Objective: From the first line of the data below through the line bearing "fontsize=27.5, color='#FF0000')", reproduce each line exactly; do not include pictures.

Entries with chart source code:
* start *

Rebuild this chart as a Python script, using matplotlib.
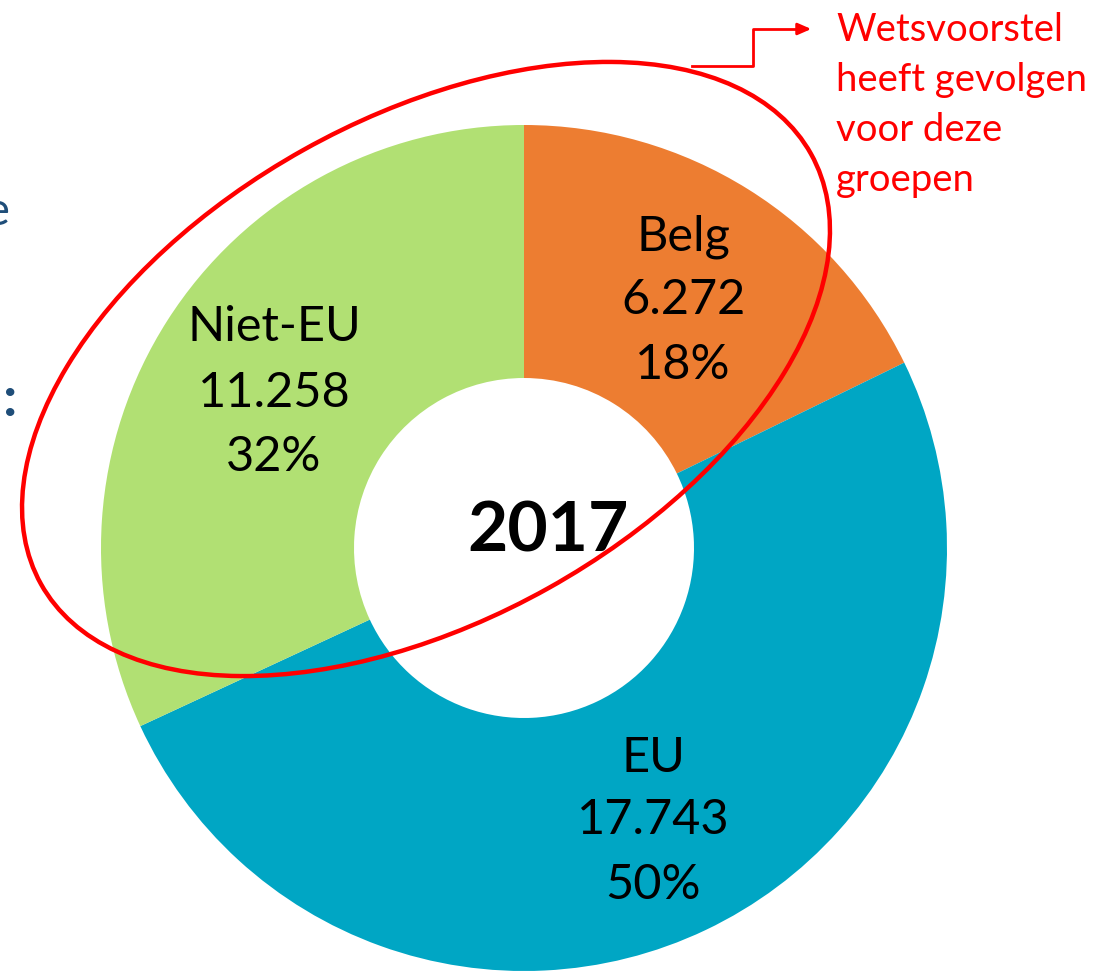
import matplotlib.pyplot as plt
from matplotlib.patches import Ellipse

plt.rcParams['font.family'] = ['Lato', 'DejaVu Sans']

# data
groups = ['Belg', 'EU', 'Niet-EU']
counts = [6272, 17743, 11258]
counts_txt = ['6.272', '17.743', '11.258']
pct_txt = ['18%', '50%', '32%']
colors = ['#ED7D31', '#00A6C4', '#B1E073']
note_lines = ['Wetsvoorstel', 'heeft gevolgen', 'voor deze', 'groepen']

W, H = 1096, 971
fig = plt.figure(figsize=(W / 100, H / 100), dpi=100)
ax = fig.add_axes([0, 0, 1, 1])

# donut (pixel coords, y up)
cx, cy, R, r_in = 524, H - 548, 423, 170
ax.pie(counts, colors=colors, startangle=90, counterclock=False,
       center=(cx, cy), radius=R,
       wedgeprops=dict(width=R - r_in, linewidth=0))

ax.set_xlim(0, W)
ax.set_ylim(0, H)
ax.set_aspect('auto')
ax.axis('off')

# labels inside the segments
label_pos = [(683, [237, 300, 365]), (653, [758, 820, 885]), (274, [327, 393, 457])]
for i, (x, ys) in enumerate(label_pos):
    for txt, y in zip([groups[i], counts_txt[i], pct_txt[i]], ys):
        ax.text(x, H - y, txt, ha='center', va='center', fontsize=35, color='black')

ax.text(548, H - 532, '2017', ha='center', va='center', fontsize=50,
        fontweight='bold', color='black')

# red ellipse around Belg + Niet-EU
ax.add_patch(Ellipse((426, H - 369), 882, 502, angle=29.2, fill=False,
                     edgecolor='#FF0000', linewidth=3.2, zorder=5))

# elbow arrow to the note
ax.plot([692, 753, 753, 800], [H - 66, H - 66, H - 29, H - 29],
        color='#FF0000', linewidth=2, zorder=5)
ax.annotate('', xy=(814, H - 29), xytext=(796, H - 29),
            arrowprops=dict(arrowstyle='-|>,head_length=0.8,head_width=0.35',
                            color='#FF0000', lw=2), zorder=5)

for i, line in enumerate(note_lines):
    ax.text(836, H - (30 + 50 * i), line, ha='left', va='center',
            fontsize=27.5, color='#FF0000')

# cut-off text fragments from the slide at the left edge
ax.text(10, H - 212, 'e', ha='right', va='center', fontsize=34, color='#1F4E79')
ax.text(17, H - 400, ':', ha='right', va='center', fontsize=40,
        fontweight='bold', color='#1F4E79')

fig.savefig('out.png', dpi=100)
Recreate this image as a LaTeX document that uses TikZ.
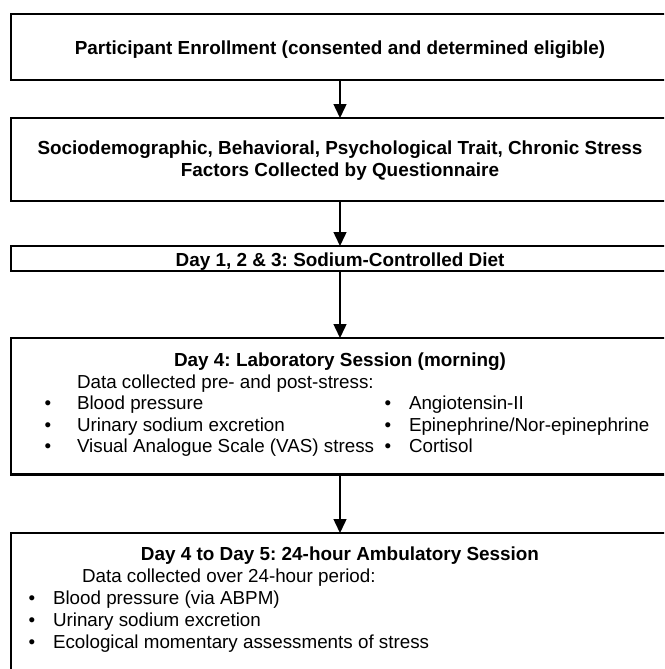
\documentclass[tikz,border=0pt]{standalone}
\usepackage{fontspec}
\setmainfont{Liberation Sans}
\usetikzlibrary{arrows.meta}
\begin{document}
\frenchspacing
\begin{tikzpicture}[x=1pt,y=-1pt,
  box/.style={draw, line width=2.8pt, inner sep=0pt, outer sep=0pt, minimum width=658pt},
  txt/.style={inner sep=0pt, outer sep=0pt, font=\fontsize{18.8}{21}\selectfont},
  ttl/.style={inner sep=0pt, outer sep=0pt, anchor=base, font=\fontsize{18.9}{21}\selectfont\bfseries},
  item/.style={txt, anchor=base west},
  bdot/.style={txt, anchor=base},
  flow/.style={line width=1.5pt, -{Triangle[width=13pt,length=14pt]}}]
\clip (0,0) rectangle (664,669);
% boxes
\node[box, minimum height=66pt]  (b1) at (340,47) {};
\node[box, minimum height=83pt]  (b2) at (340,159.5) {};
\node[box, minimum height=25pt]  (b3) at (340,258.5) {};
\node[box, minimum height=136.5pt] (b4) at (340,406.25) {};
\node[box, minimum height=160pt] (b5) at (340,613) {};
% connectors
\draw[flow] (b1.south) -- (b2.north);
\draw[flow] (b2.south) -- (b3.north);
\draw[flow] (b3.south) -- (b4.north);
\draw[flow] (b4.south) -- (b5.north);
% box 1
\node[ttl] (t1) at (340,54.5) {Participant Enrollment (consented and determined eligible)};
% box 2
\node[ttl] (t2a) at (340,154.5) {Sociodemographic, Behavioral, Psychological Trait, Chronic Stress};
\node[ttl] (t2b) at (340,176.5) {Factors Collected by Questionnaire};
% box 3
\node[ttl] (t3) at (340,266.5) {Day 1, 2 \& 3: Sodium-Controlled Diet};
% box 4
\node[ttl] (t4) at (340,366.5) {Day 4: Laboratory Session (morning)};
\node[item] (t4d) at (77,388) {Data collected pre- and post-stress:};
\node[bdot] (d41) at (48,409.5) {•};
\node[bdot] (d42) at (48,431) {•};
\node[bdot] (d43) at (48,452.5) {•};
\node[item] (l41) at (77,409.5) {Blood pressure};
\node[item] (l42) at (77,431) {Urinary sodium excretion};
\node[item] (l43) at (77,452.5) {Visual Analogue Scale (VAS) stress};
\node[bdot] (e41) at (388,409.5) {•};
\node[bdot] (e42) at (388,431) {•};
\node[bdot] (e43) at (388,452.5) {•};
\node[item] (r41) at (409,409.5) {Angiotensin-II};
\node[item] (r42) at (409,431) {Epinephrine/Nor-epinephrine};
\node[item] (r43) at (409,452.5) {Cortisol};
% box 5
\node[ttl] (t5) at (340,560.5) {Day 4 to Day 5: 24-hour Ambulatory Session};
\node[item] (t5d) at (82,582.5) {Data collected over 24-hour period:};
\node[bdot] (d51) at (32,604.5) {•};
\node[bdot] (d52) at (32,626.5) {•};
\node[bdot] (d53) at (32,648.5) {•};
\node[item] (l51) at (53,604.5) {Blood pressure (via ABPM)};
\node[item] (l52) at (53,626.5) {Urinary sodium excretion};
\node[item] (l53) at (53,648.5) {Ecological momentary assessments of stress};
\end{tikzpicture}
\end{document}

* end *

Response to the task:
Rebuild this chart as a Python script, using matplotlib.
import matplotlib.pyplot as plt
from matplotlib.patches import Ellipse

plt.rcParams['font.family'] = ['Lato', 'DejaVu Sans']

# data
groups = ['Belg', 'EU', 'Niet-EU']
counts = [6272, 17743, 11258]
counts_txt = ['6.272', '17.743', '11.258']
pct_txt = ['18%', '50%', '32%']
colors = ['#ED7D31', '#00A6C4', '#B1E073']
note_lines = ['Wetsvoorstel', 'heeft gevolgen', 'voor deze', 'groepen']

W, H = 1096, 971
fig = plt.figure(figsize=(W / 100, H / 100), dpi=100)
ax = fig.add_axes([0, 0, 1, 1])

# donut (pixel coords, y up)
cx, cy, R, r_in = 524, H - 548, 423, 170
ax.pie(counts, colors=colors, startangle=90, counterclock=False,
       center=(cx, cy), radius=R,
       wedgeprops=dict(width=R - r_in, linewidth=0))

ax.set_xlim(0, W)
ax.set_ylim(0, H)
ax.set_aspect('auto')
ax.axis('off')

# labels inside the segments
label_pos = [(683, [237, 300, 365]), (653, [758, 820, 885]), (274, [327, 393, 457])]
for i, (x, ys) in enumerate(label_pos):
    for txt, y in zip([groups[i], counts_txt[i], pct_txt[i]], ys):
        ax.text(x, H - y, txt, ha='center', va='center', fontsize=35, color='black')

ax.text(548, H - 532, '2017', ha='center', va='center', fontsize=50,
        fontweight='bold', color='black')

# red ellipse around Belg + Niet-EU
ax.add_patch(Ellipse((426, H - 369), 882, 502, angle=29.2, fill=False,
                     edgecolor='#FF0000', linewidth=3.2, zorder=5))

# elbow arrow to the note
ax.plot([692, 753, 753, 800], [H - 66, H - 66, H - 29, H - 29],
        color='#FF0000', linewidth=2, zorder=5)
ax.annotate('', xy=(814, H - 29), xytext=(796, H - 29),
            arrowprops=dict(arrowstyle='-|>,head_length=0.8,head_width=0.35',
                            color='#FF0000', lw=2), zorder=5)

for i, line in enumerate(note_lines):
    ax.text(836, H - (30 + 50 * i), line, ha='left', va='center',
            fontsize=27.5, color='#FF0000')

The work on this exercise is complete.